Pièce d’Évelyne de la Chenelière mise en scène par Émilie Rioux et jouée par Les Treize, L’Imposture est un feu d’artifice engagé et « de Poche » qui grafigne les grandes idées de la société par l’entremise du spectateur.
Noémie Doyon
C’est l’histoire d’Ève, un personnage aux mille couleurs, aux cent problèmes et aux questionnements à l’exposant, qui plane et plonge à intervalles dans une imposture qui est sienne, mais partagée. L’action saute frénétiquement d’une entrevue avec les médias au souper où tout a commencé, et ainsi débouche sur le dénouement d’une première intrigue explicite, puis d’une autre, dissimulée sous les postures.
Faute d’avoir pu assister à la représentation de vendredi (complet), on a pu assister à celle de samedi. Le lendemain matin, des interrogations sur les problèmes de société soulevés dans la pièce nous habitent encore. Ève, le personnage principal (Marie-Pier McLeod), est femme, mère et artiste, et supporte une forte image de ces réalités sous-exposées et de leurs tenus pour compte. En fait, la pièce se met à jour comme une narration critique de grandes questions sociales. Elle le fait doucement et subtilement, provoquant la réflexion sans l’indignation.
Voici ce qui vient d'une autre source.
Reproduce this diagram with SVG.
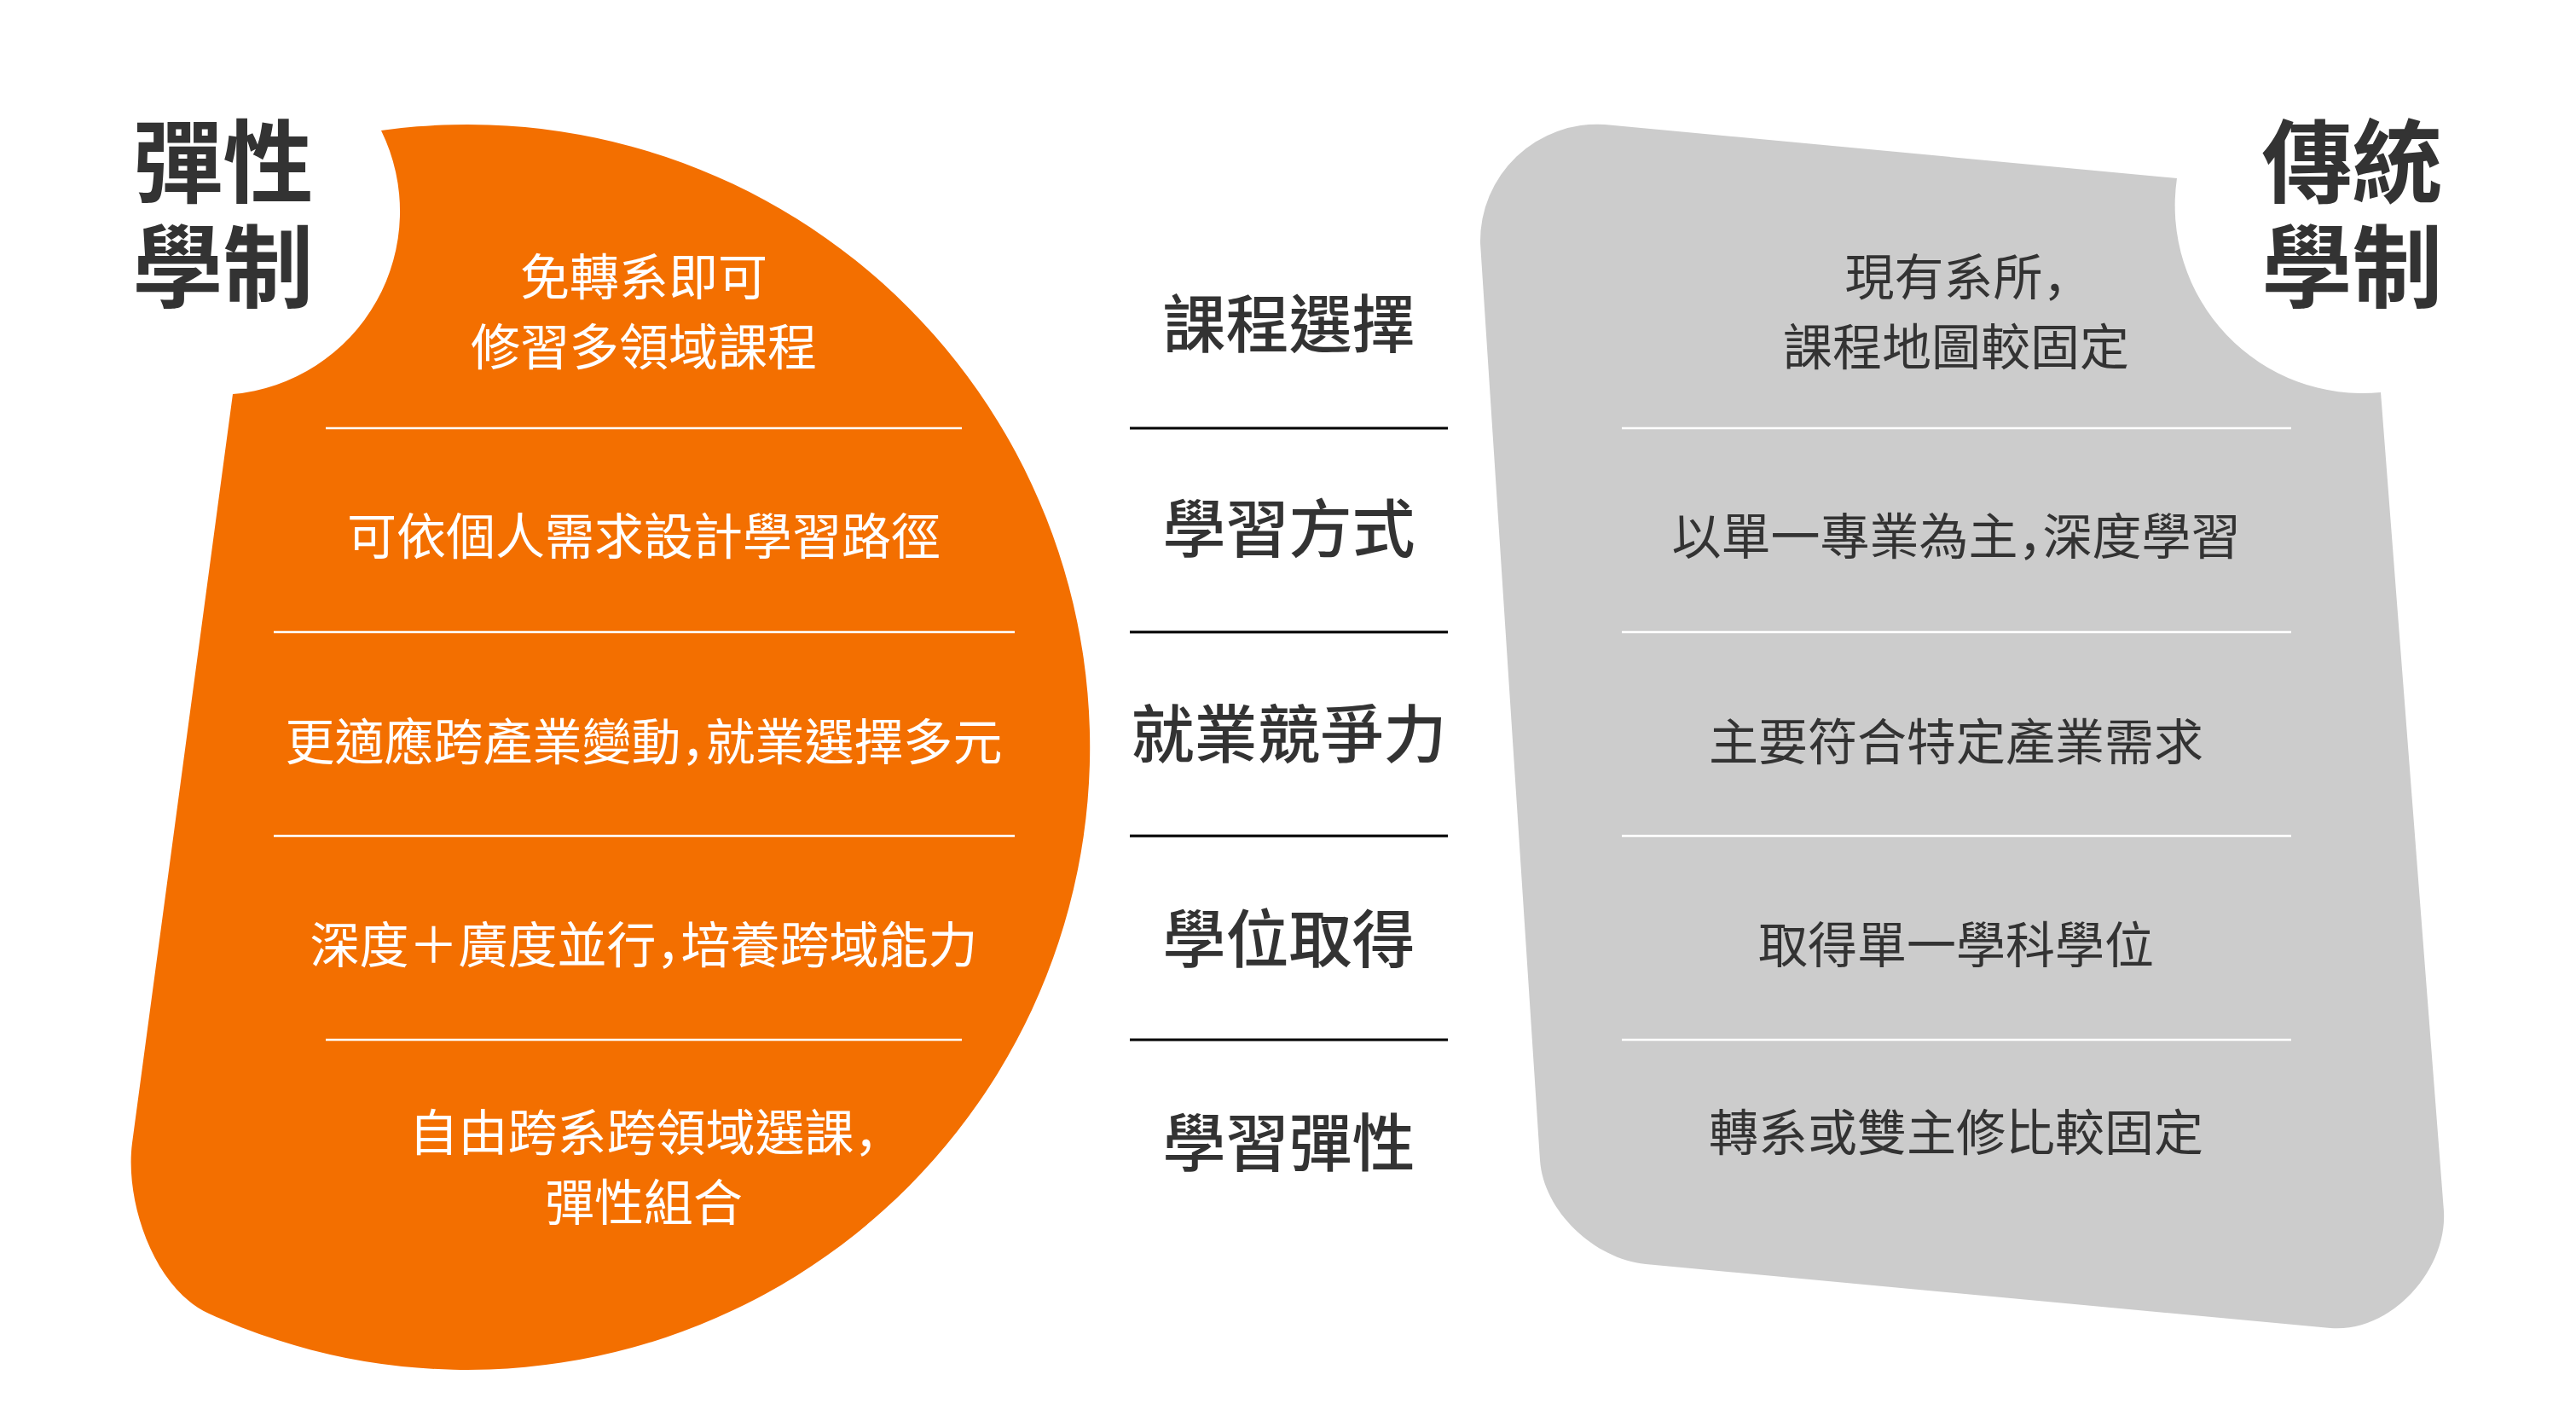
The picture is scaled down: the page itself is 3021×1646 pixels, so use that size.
<svg xmlns="http://www.w3.org/2000/svg" width="3021" height="1646" viewBox="0 0 3021 1646">
<style>
text { font-family: "Noto Sans CJK TC", "Noto Sans CJK JP", sans-serif; text-anchor: middle; }
.title { font-size: 106px; font-weight: 700; fill: #333333; }
.lab { font-size: 74px; font-weight: 500; fill: #333333; }
.bw { font-size: 58px; font-weight: 400; fill: #ffffff; }
.bg { font-size: 58px; font-weight: 400; fill: #333333; }
.p { font-family: "Noto Sans CJK JP", sans-serif; font-feature-settings: "halt" 1; }
.lw { stroke: #ffffff; stroke-width: 2.5; }
.lk { stroke: #000000; stroke-width: 3; }
</style>
<rect width="3021" height="1646" fill="#ffffff"/>
<g id="flexible">
<path d="M447,153 A730,730 0 1 1 245,1540 C181,1511 146,1409 155,1340 L273,462 A215,215 0 0 0 447,153 Z" fill="#F36F00"/>
<text class="title"><tspan x="261.5" y="229">彈性</tspan><tspan x="261.5" y="352">學制</tspan></text>
<text class="bw"><tspan x="755" y="345.5">免轉系即可</tspan><tspan x="755" y="428">修習多領域課程</tspan></text>
<text class="bw" x="755" y="650">可依個人需求設計學習路徑</text>
<text class="bw" x="755" y="891">更適應跨產業變動<tspan class="p">，</tspan>就業選擇多元</text>
<text class="bw" x="755" y="1129">深度＋廣度並行<tspan class="p">，</tspan>培養跨域能力</text>
<text class="bw"><tspan x="755" y="1349">自由跨系跨領域選課<tspan class="p">，</tspan></tspan><tspan x="755" y="1431">彈性組合</tspan></text>
</g>
<g id="traditional">
<path d="M1736,285 A137,137 0 0 1 1882,146 L2553,209 A220,220 0 0 0 2792,460 L2866,1420 C2870,1490 2803,1563 2733,1557 L1930,1482 C1870,1476 1810,1420 1806,1360 Z" fill="#CCCCCC"/>
<text class="title"><tspan x="2758.5" y="229">傳統</tspan><tspan x="2758.5" y="352">學制</tspan></text>
<text class="bg"><tspan x="2294" y="345.5">現有系所<tspan class="p">，</tspan></tspan><tspan x="2294" y="428">課程地圖較固定</tspan></text>
<text class="bg" x="2294" y="650">以單一專業為主<tspan class="p">，</tspan>深度學習</text>
<text class="bg" x="2294" y="891">主要符合特定產業需求</text>
<text class="bg" x="2294" y="1129">取得單一學科學位</text>
<text class="bg" x="2294" y="1349">轉系或雙主修比較固定</text>
</g>
<g id="criteria">
<text class="lab" x="1511.5" y="406.5">課程選擇</text>
<text class="lab" x="1511.5" y="647">學習方式</text>
<text class="lab" x="1511.5" y="888">就業競爭力</text>
<text class="lab" x="1511.5" y="1127.5">學位取得</text>
<text class="lab" x="1511.5" y="1367">學習彈性</text>
</g>
<g id="connectors">
<line class="lw" x1="382" y1="502" x2="1128" y2="502"/>
<line class="lw" x1="321" y1="741" x2="1190" y2="741"/>
<line class="lw" x1="321" y1="980" x2="1190" y2="980"/>
<line class="lw" x1="382" y1="1219" x2="1128" y2="1219"/>
<line class="lk" x1="1325" y1="502" x2="1698" y2="502"/>
<line class="lk" x1="1325" y1="741" x2="1698" y2="741"/>
<line class="lk" x1="1325" y1="980" x2="1698" y2="980"/>
<line class="lk" x1="1325" y1="1219" x2="1698" y2="1219"/>
<line class="lw" x1="1902" y1="502" x2="2687" y2="502"/>
<line class="lw" x1="1902" y1="741" x2="2687" y2="741"/>
<line class="lw" x1="1902" y1="980" x2="2687" y2="980"/>
<line class="lw" x1="1902" y1="1219" x2="2687" y2="1219"/>
</g>
</svg>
L’Imposture offre un raisonnement, entre autres, sur l’ambiguïté de l’écrivain québécois, la répression des minorités marginales et le subterfuge du paraître médiatique.
Les comédiens de la troupe Les Treize ne se sont pas gardés d’extravagance dans l’interprétation des rôles. Des personnages poussés au bout de leurs particularités comme celui d’Ève, de Léo (Étienne Larochelle), de Justine (Arianne Lessard) ou de Fred (Romain Martiny) rendent la pièce plus spontanée, moins intellectuelle. Grâce à eux, L’Imposture devient œuvre de divertissement sans toutefois perdre en profondeur et en intensité. Leur acting allège l’atmosphère par des passages humoristiques superbement accomplis, et l’alourdit de malaises bien ressentis.
La mise en scène par Émilie Rioux n’aurait pu être plus prolifique dans le but visé (et atteint). Malgré un scénario tendant âprement vers la confusion, Émilie a su nous présenter L’Imposture en nous gardant d’une totale incompréhension sans toutefois nous prendre par la main. Elle a bel et bien réussi à nous grafigner le cerveau de réflexions qui persistent encore jusqu’à présent, mais elle est aussi habilement parvenue à garder chez nous un intérêt constant pour la pièce en soi. Le jeu de la narration préenregistrée, la projection des titres des chapitres ou la construction du décor piquait à vif quelconque esprit un tant soit peu éveillé. Sans parler de la musique et de l’éclairage qui concordaient à merveille avec les rebondissements de la pièce.
Si l’on oublie l’inconfort des sièges pour le derrière, L’Imposture fut une expérience théâtrale des plus agréables. Et si vous, Les Treize et Émilie Rioux, n’avez pas eu de « standing ovation » ce samedi-là, en voici un, juste ici.